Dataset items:
+++

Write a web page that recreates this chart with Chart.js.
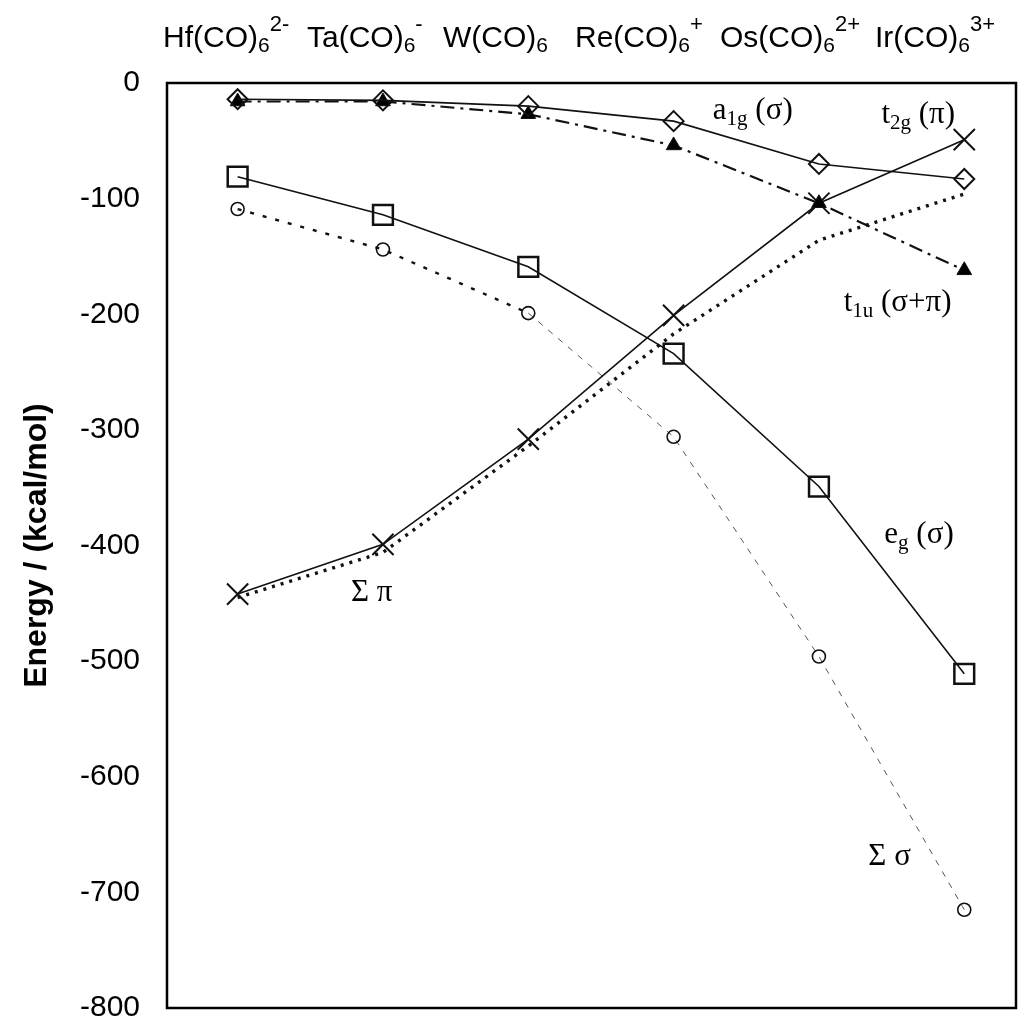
<!DOCTYPE html>
<html>
<head>
<meta charset="utf-8">
<script src="https://cdn.jsdelivr.net/npm/chart.js@4.4.1/dist/chart.umd.min.js"></script>
<style>
  html, body { margin: 0; padding: 0; background: #fff; }
  #wrap { width: 1033px; height: 1025px; }
</style>
</head>
<body>
<div id="wrap"><canvas id="c" width="1033" height="1025"></canvas></div>
<script>
// ---- data ----
const complexNames   = ['Hf(CO)', 'Ta(CO)', 'W(CO)', 'Re(CO)', 'Os(CO)', 'Ir(CO)'];
const complexSub     = ['6', '6', '6', '6', '6', '6'];
const complexCharge  = ['2-', '-', '', '+', '2+', '3+'];
const categoryIndex  = [1, 2, 3, 4, 5, 6];

const a1g      = [-14, -15, -20, -33, -70, -83];
const t1u      = [-16, -16, -27, -54, -104, -162];
const t2g      = [-442, -399, -308, -201, -104, -49];
const sumPi    = [-445, -406, -314, -217, -136, -96];
const eg       = [-81, -114, -159, -234, -349, -511];
const sumSigma = [-109, -144, -199, -306, -496, -715];

const yTicks = [0, -100, -200, -300, -400, -500, -600, -700, -800];

// ---- helpers ----
const pts = arr => arr.map((v, i) => ({ x: categoryIndex[i], y: v }));
const SANS = '"Liberation Sans", Arial, sans-serif';
const SERIF = '"Liberation Serif", "Times New Roman", serif';

function drawRuns(ctx, runs, x, y, opt) {
  let cx = x;
  ctx.textBaseline = 'alphabetic';
  ctx.textAlign = 'left';
  ctx.fillStyle = '#000';
  for (const r of runs) {
    if (!r.t) continue;
    let size = opt.size, dy = 0;
    if (r.sub) { size = opt.subSize; dy = opt.subDy; }
    if (r.sup) { size = opt.supSize || opt.subSize; dy = opt.supDy; }
    ctx.font = size + 'px ' + opt.family;
    ctx.fillText(r.t, cx, y + dy);
    cx += ctx.measureText(r.t).width;
  }
}

// annotation labels, placed in data coordinates
const curveLabels = [
  { x: 4.27, y: -31,  runs: [{t:'a'}, {t:'1g', sub:true}, {t:' (σ)'}] },
  { x: 5.43, y: -35,  runs: [{t:'t'}, {t:'2g', sub:true}, {t:' (π)'}] },
  { x: 5.17, y: -197, runs: [{t:'t'}, {t:'1u', sub:true}, {t:' (σ+π)'}] },
  { x: 5.45, y: -398, runs: [{t:'e'}, {t:'g', sub:true}, {t:' (σ)'}] },
  { x: 1.78, y: -448, runs: [{t:'Σ π'}] },
  { x: 5.34, y: -676, runs: [{t:'Σ σ'}] }
];

const topLabelX = [163, 307, 443, 575, 720, 875];

const decorPlugin = {
  id: 'decor',
  afterDatasetsDraw(chart) {
    const ctx = chart.ctx, a = chart.chartArea;
    const xs = chart.scales.x, ys = chart.scales.y;
    ctx.save();
    // frame
    ctx.strokeStyle = '#000';
    ctx.lineWidth = 2.5;
    ctx.strokeRect(a.left, a.top, a.right - a.left, a.bottom - a.top);
    // curve labels
    for (const l of curveLabels) {
      drawRuns(ctx, l.runs, xs.getPixelForValue(l.x), ys.getPixelForValue(l.y),
        { family: SERIF, size: 31, subSize: 21, subDy: 6, supDy: -12 });
    }
    // complex names above the plot
    for (let i = 0; i < complexNames.length; i++) {
      drawRuns(ctx, [{t: complexNames[i]}, {t: complexSub[i], sub: true}, {t: complexCharge[i], sup: true}],
        topLabelX[i], 47, { family: SANS, size: 30, subSize: 21, supSize: 22, subDy: 5, supDy: -16 });
    }
    ctx.restore();
  }
};

const base = { borderColor: '#111', borderWidth: 1.6, tension: 0, fill: false,
  pointBorderColor: '#111', pointBackgroundColor: 'rgba(0,0,0,0)' };

new Chart(document.getElementById('c'), {
  type: 'line',
  data: {
    datasets: [
      Object.assign({}, base, { label: 'a1g (σ)', data: pts(a1g), pointStyle: 'rectRot', pointRadius: 10, pointBorderWidth: 2 }),
      Object.assign({}, base, { label: 't1u (σ+π)', data: pts(t1u), borderWidth: 2.2, borderDash: [14, 6, 3, 6],
        pointStyle: 'triangle', pointRadius: 8.5, pointBackgroundColor: '#000', pointBorderWidth: 1 }),
      Object.assign({}, base, { label: 't2g (π)', data: pts(t2g), pointStyle: 'crossRot', pointRadius: 15, pointBorderWidth: 2 }),
      Object.assign({}, base, { label: 'Σ π', data: pts(sumPi), borderWidth: 3.4, borderDash: [3, 6], pointRadius: 0 }),
      Object.assign({}, base, { label: 'eg (σ)', data: pts(eg), pointStyle: 'rect', pointRadius: 14, pointBorderWidth: 2.5 }),
      Object.assign({}, base, { label: 'Σ σ', data: pts(sumSigma), borderWidth: 1, borderColor: '#444', borderDash: [6, 6],
        segment: {
          borderWidth: c => c.p0DataIndex < 2 ? 2.4 : 1,
          borderDash: c => c.p0DataIndex < 2 ? [4, 9] : [6, 7],
          borderColor: c => c.p0DataIndex < 2 ? '#111' : '#555'
        },
        pointStyle: 'circle', pointRadius: 6.5, pointBorderWidth: 1.6 })
    ]
  },
  options: {
    responsive: false,
    animation: false,
    devicePixelRatio: 1,
    layout: { padding: { top: 83, right: 8, bottom: 16, left: 0 } },
    plugins: { legend: { display: false }, tooltip: { enabled: false } },
    scales: {
      x: { type: 'linear', min: 0.514, max: 6.356, display: false },
      y: {
        min: -800, max: 0,
        afterBuildTicks: s => { s.ticks = yTicks.map(v => ({ value: v })); },
        afterFit: s => { s.width = 167; s.paddingTop = 0; s.paddingBottom = 0; },
        ticks: { color: '#000', padding: 27, font: { family: SANS, size: 30 } },
        grid: { display: false, drawTicks: false },
        border: { display: false },
        title: { display: true, text: 'Energy / (kcal/mol)', color: '#000',
          font: { family: SANS, size: 32, weight: 'bold' }, padding: { top: 18, bottom: 0 } }
      }
    }
  },
  plugins: [decorPlugin]
});
</script>
</body>
</html>
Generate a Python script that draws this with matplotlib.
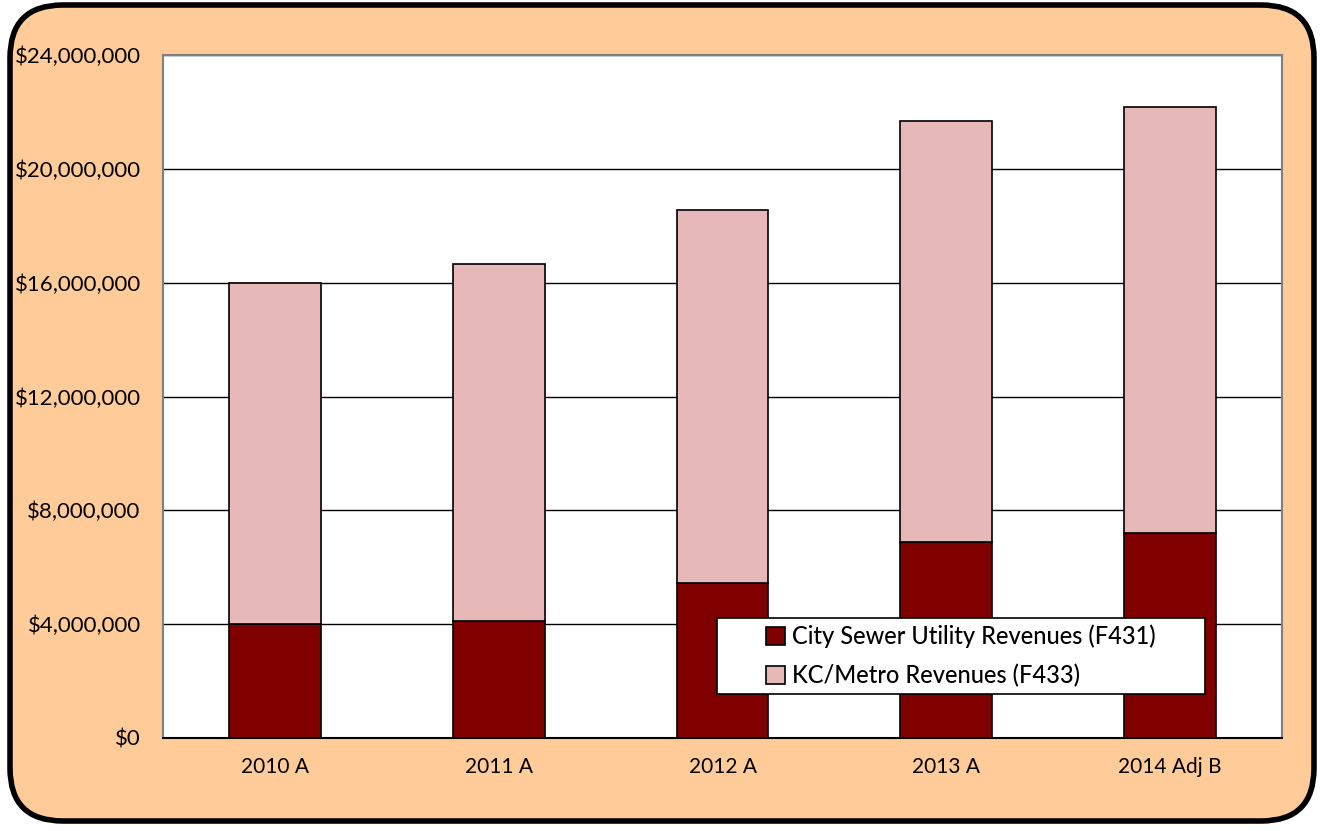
import matplotlib.pyplot as plt
import numpy as np
from matplotlib.patches import FancyBboxPatch, Rectangle
from matplotlib.ticker import FuncFormatter

years = ['2010 A', '2011 A', '2012 A', '2013 A', '2014 Adj B']
city_sewer = [4000000, 4110000, 5450000, 6890000, 7200000]
kc_metro = [12000000, 12540000, 13100000, 14790000, 14970000]

plt.rcParams['font.family'] = ['Lato', 'DejaVu Sans']

fig = plt.figure(figsize=(13.2, 8.31), dpi=100)
fig.patch.set_facecolor('white')

# rounded orange frame behind everything
frame = FancyBboxPatch((10 / 1320, 10 / 831), 1304 / 1320, 816 / 831,
                       boxstyle='round,pad=0,rounding_size=0.04',
                       transform=fig.transFigure, facecolor='#FFCC99',
                       edgecolor='black', linewidth=4, zorder=-1,
                       mutation_aspect=1320 / 831)
fig.patches.append(frame)

ax = fig.add_axes([163 / 1320, 93 / 831, 1119 / 1320, 683 / 831])
ax.set_facecolor('white')

x = np.arange(len(years))
w = 0.41
ax.bar(x, city_sewer, w, color='#800000', edgecolor='black', linewidth=1.2,
       label='City Sewer Utility Revenues (F431)', zorder=3)
ax.bar(x, kc_metro, w, bottom=city_sewer, color='#E6B8B7', edgecolor='black',
       linewidth=1.2, label='KC/Metro Revenues (F433)', zorder=3)

ax.set_xlim(-0.5, len(years) - 0.5)
ax.set_ylim(0, 24000000)
ax.set_yticks(np.arange(0, 24000001, 4000000))
ax.yaxis.set_major_formatter(FuncFormatter(lambda v, p: '${:,.0f}'.format(v)))
ax.set_xticks(x)
ax.set_xticklabels(years)
ax.grid(axis='y', color='black', linewidth=1, zorder=1)
ax.tick_params(axis='both', length=0, colors='black')
ax.tick_params(axis='x', pad=14, labelsize=15)
ax.tick_params(axis='y', pad=16, labelsize=16)
for s in ax.spines.values():
    s.set_color('#808080')
    s.set_linewidth(1.5)
ax.spines['bottom'].set_color('black')

# legend box drawn separately so the entries sit centred inside it
box = Rectangle((717 / 1320, 137 / 831), 488 / 1320, 76 / 831,
                transform=fig.transFigure, facecolor='white',
                edgecolor='black', linewidth=1.2, zorder=4)
fig.patches.append(box)
leg = fig.legend(*ax.get_legend_handles_labels(), loc='center',
                 bbox_to_anchor=(961 / 1320, 175 / 831), fontsize=17,
                 frameon=False, handlelength=0.8, handleheight=0.8,
                 handletextpad=0.3, borderpad=0, labelspacing=0.65)
leg.set_zorder(5)
for t in leg.get_texts():
    t.set_fontweight('medium')

fig.savefig('out.png', dpi=100)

+++

§ **TASK**
Retype the records above word for word, from their first line through the line containing "-600, -700, -800];", and leave out every picture.

§ **TASK SOLUTION**
Write a web page that recreates this chart with Chart.js.
<!DOCTYPE html>
<html>
<head>
<meta charset="utf-8">
<script src="https://cdn.jsdelivr.net/npm/chart.js@4.4.1/dist/chart.umd.min.js"></script>
<style>
  html, body { margin: 0; padding: 0; background: #fff; }
  #wrap { width: 1033px; height: 1025px; }
</style>
</head>
<body>
<div id="wrap"><canvas id="c" width="1033" height="1025"></canvas></div>
<script>
// ---- data ----
const complexNames   = ['Hf(CO)', 'Ta(CO)', 'W(CO)', 'Re(CO)', 'Os(CO)', 'Ir(CO)'];
const complexSub     = ['6', '6', '6', '6', '6', '6'];
const complexCharge  = ['2-', '-', '', '+', '2+', '3+'];
const categoryIndex  = [1, 2, 3, 4, 5, 6];

const a1g      = [-14, -15, -20, -33, -70, -83];
const t1u      = [-16, -16, -27, -54, -104, -162];
const t2g      = [-442, -399, -308, -201, -104, -49];
const sumPi    = [-445, -406, -314, -217, -136, -96];
const eg       = [-81, -114, -159, -234, -349, -511];
const sumSigma = [-109, -144, -199, -306, -496, -715];

const yTicks = [0, -100, -200, -300, -400, -500, -600, -700, -800];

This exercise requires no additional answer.